A proposito dei martiri d'Algeria: perché tornare a parlare di un film
domenica 16 dicembre 2018
Con scelta chiaramente argomentata Emilia Flocchini, intendendo porre nella «Corona d'Avvento dei Testimoni» del suo blog "Testimoniando" ( tinyurl.com/y94bzdgq ) i martiri d'Algeria appena beatificati, lo ha fatto parlando del film Des hommes et des dieux (in Italia, Uomini di Dio), che nel 2010 raccontò la vita e la morte di uno specifico gruppo all'interno di quei martiri, quello dei monaci di Tibhirine. È certo infatti che per una determinata cerchia, ristretta quanto al grado di attenzione alla vita delle Chiese nel mondo, quegli anni fra il 1994 e il 1996 e quei 19 nomi sono rimasti incisi nella memoria, ben prima che il «fondamentalismo islamico» diventasse un tema fisso di discussione per la più vasta opinione pubblica.
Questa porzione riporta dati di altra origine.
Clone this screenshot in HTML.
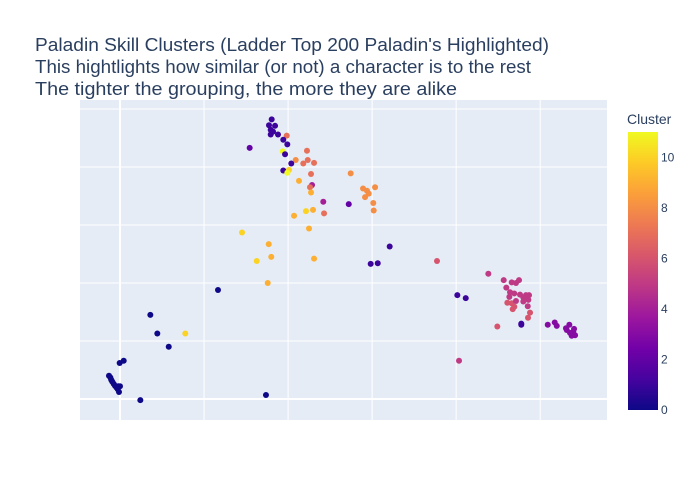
<!DOCTYPE html>
<html><head><meta charset="utf-8"><style>
body{margin:0;background:#fff;}
svg{display:block;font-family:"Liberation Sans",sans-serif;}
</style></head><body>
<svg id="chart" width="700" height="500">
<text x="35" y="51" font-size="18" fill="#2a3f5f"><tspan x="35" y="51" textLength="514" lengthAdjust="spacingAndGlyphs">Paladin Skill Clusters (Ladder Top 200 Paladin's Highlighted)</tspan><tspan x="35" y="73" textLength="496" lengthAdjust="spacingAndGlyphs">This hightlights how similar (or not) a character is to the rest</tspan><tspan x="35" y="95" textLength="422" lengthAdjust="spacingAndGlyphs">The tighter the grouping, the more they are alike</tspan></text>
<rect x="80" y="100" width="527" height="320" fill="#e5ecf6"/>
<g id="grid"></g>
<g id="pts"></g>
<defs><linearGradient id="plasma" x1="0" y1="1" x2="0" y2="0">
<stop offset="0" stop-color="#0d0887"/><stop offset="0.111" stop-color="#46039f"/><stop offset="0.222" stop-color="#7201a8"/><stop offset="0.333" stop-color="#9c179e"/><stop offset="0.444" stop-color="#bd3786"/><stop offset="0.556" stop-color="#d8576b"/><stop offset="0.667" stop-color="#ed7953"/><stop offset="0.778" stop-color="#fb9f3a"/><stop offset="0.889" stop-color="#fdca26"/><stop offset="1" stop-color="#f0f921"/>
</linearGradient></defs>
<text x="627" y="124" font-size="14" fill="#2a3f5f">Cluster</text>
<rect x="628" y="132" width="30" height="278" fill="url(#plasma)"/>
<g id="cbticks"></g>
</svg>
<script>
const clusters = [1,1,1,1,1,1,1,7,1,1,2,11,1,7,8,7,7,7,1,1,10,11,7,8,9,4,7,9,8,8,8,8,8,4,2,8,8,7,9,10,9,9,10,9,9,10,9,9,0,1,1,1,
6,5,5,5,5,5,5,5,5,5,5,5,5,5,5,6,6,5,5,5,6,6,6,6,1,1,6,1,1,3,3,3,3,3,3,3,3,5,3,3,3,
0,0,10,0,0,0,0,0,0,0,0,0,0,0,0,0,0,0,0];
const xVals = [18.05,17.73,18.45,17.93,18.21,17.93,18.8,19.84,19.43,19.91,15.43,19.36,19.64,22.25,20.91,22.34,21.81,23.09,20.38,19.43,20.11,19.91,22.73,27.45,21.3,22.85,22.61,22.73,28.92,29.39,30.35,29.6,29.16,24.19,27.22,30.14,30.19,24.28,22.97,22.13,20.71,22.49,14.52,17.7,18.0,16.27,23.09,17.58,11.66,32.09,29.83,30.67,
37.72,43.83,45.66,46.61,47.12,47.48,45.97,46.41,46.92,47.6,48.31,48.67,46.33,47.99,48.59,46.09,46.61,47.12,47.99,48.52,46.92,46.73,48.79,48.55,40.14,41.14,44.9,47.75,47.75,50.9,51.73,51.97,53.47,53.16,53.94,54.15,53.75,40.34,53.07,53.55,54.03,
3.61,4.44,7.77,5.8,-0.04,0.44,-1.31,-1.15,-1.04,-0.92,-0.75,-0.6,-0.44,-0.2,0,-0.27,-0.12,2.42,17.37];
const yVals = [48.2,47.2,47.1,46.4,46.1,45.6,45.6,45.4,44.7,43.9,43.3,42.7,42.2,42.8,41.2,41.2,40.6,40.7,40.6,39.4,39.5,39.0,38.8,38.9,37.6,36.9,36.5,35.6,36.3,35.9,36.5,35.4,34.8,34.0,33.6,33.8,32.5,32.0,32.6,32.4,31.6,29.4,28.7,26.7,24.5,23.8,24.2,20.0,18.8,26.3,23.3,23.4,
23.8,21.6,20.5,20.1,20.0,20.5,19.2,18.4,18.2,18.0,17.9,17.9,17.6,17.5,17.1,16.6,16.5,16.9,16.8,16.0,15.9,15.5,14.9,14.0,17.9,17.4,12.5,12.8,13.0,12.8,13.2,12.6,12.8,11.9,11.6,11.0,10.9,6.6,12.2,11.4,12.1,
14.5,11.3,11.3,9.0,6.2,6.6,4.0,3.7,3.3,3.0,2.6,2.3,2.0,2.2,2.2,1.7,1.2,-0.2,0.7];
const gridTicks = [0,10,20,30,40,50];
const cbTicks = [0,2,4,6,8,10];
const cMax = 11;

const X0=80,X1=607,Y0=100,Y1=420, xMin=-4.76,xMax=57.95,yMin=-3.62,yMax=51.55;
const xs=v=>X0+(v-xMin)/(xMax-xMin)*(X1-X0);
const ys=v=>Y1-(v-yMin)/(yMax-yMin)*(Y1-Y0);
const stops=["#0d0887","#46039f","#7201a8","#9c179e","#bd3786","#d8576b","#ed7953","#fb9f3a","#fdca26","#f0f921"];
function plasma(t){const p=t*(stops.length-1),i=Math.min(Math.floor(p),stops.length-2),f=p-i;
 const a=stops[i],b=stops[i+1];const h=(s,k)=>parseInt(s.substr(1+2*k,2),16);
 return "rgb("+[0,1,2].map(k=>Math.round(h(a,k)+(h(b,k)-h(a,k))*f)).join(",")+")";}
const NS="http://www.w3.org/2000/svg";
const g=document.getElementById("grid");
gridTicks.forEach(t=>{
 const l=document.createElementNS(NS,"line");
 l.setAttribute("x1",xs(t));l.setAttribute("x2",xs(t));l.setAttribute("y1",Y0);l.setAttribute("y2",Y1);
 l.setAttribute("stroke","#fff");l.setAttribute("stroke-width",t===0?2:1);
 
 
 g.appendChild(l);
 const m=document.createElementNS(NS,"line");
 m.setAttribute("x1",X0);m.setAttribute("x2",X1);m.setAttribute("y1",ys(t));m.setAttribute("y2",ys(t));
 m.setAttribute("stroke","#fff");m.setAttribute("stroke-width",t===0?2:1);
 
 
 g.appendChild(m);
});
const pg=document.getElementById("pts");
xVals.forEach((x,i)=>{
 const c=document.createElementNS(NS,"circle");
 c.setAttribute("cx",xs(x));c.setAttribute("cy",ys(yVals[i]));c.setAttribute("r",3);
 c.setAttribute("fill",plasma(clusters[i]/cMax));
 
 
 pg.appendChild(c);
});
const cb=document.getElementById("cbticks");
cbTicks.forEach(t=>{
 const tx=document.createElementNS(NS,"text");
 tx.setAttribute("x",661);tx.setAttribute("y",410-t/cMax*278+4);
 tx.setAttribute("font-size",12);tx.setAttribute("fill","#2a3f5f");
 tx.textContent=t;
 
 
 cb.appendChild(tx);
});
</script>
</body></html>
E in particolare la vicenda dei sette trappisti è stata, per le riviste e gli editori specializzati, una delle storie di dialogo interreligioso più potenti e profondamente esplorate degli ultimi decenni, mentre mobilitava gli spiriti maggiormente sensibili: ricordo l'emozione con la quale un amico monaco mi prospettò l'ipotesi di andare a costituire un piccolo nucleo della sua comunità religiosa proprio là dove i trappisti erano da poco stati uccisi. Ma sono altrettanto convinto che la conoscenza più ampia e per alcuni la contemplazione di tale martirio debba molto al film di Xavier Beauvois: «Non ho affatto memoria di aver sentito parlare dei sette beati martiri di Tibhirine prima dell'uscita del film. Neppure avevo mai letto il testamento di padre Christian, in nessuna occasione», scrive Floccari; e non è solo una questione di anagrafe. Così come è ragionevole pensare che la beatificazione degli scorsi giorni avrebbe avuto un'eco meno ampia se il film – pur così lontano dal genere agiografico – non l'avesse preceduta. È un piccolo ma non trascurabile tassello del grande e incompletabile puzzle che ritrae la fede, la Chiesa e «l'attuale contesto comunicativo».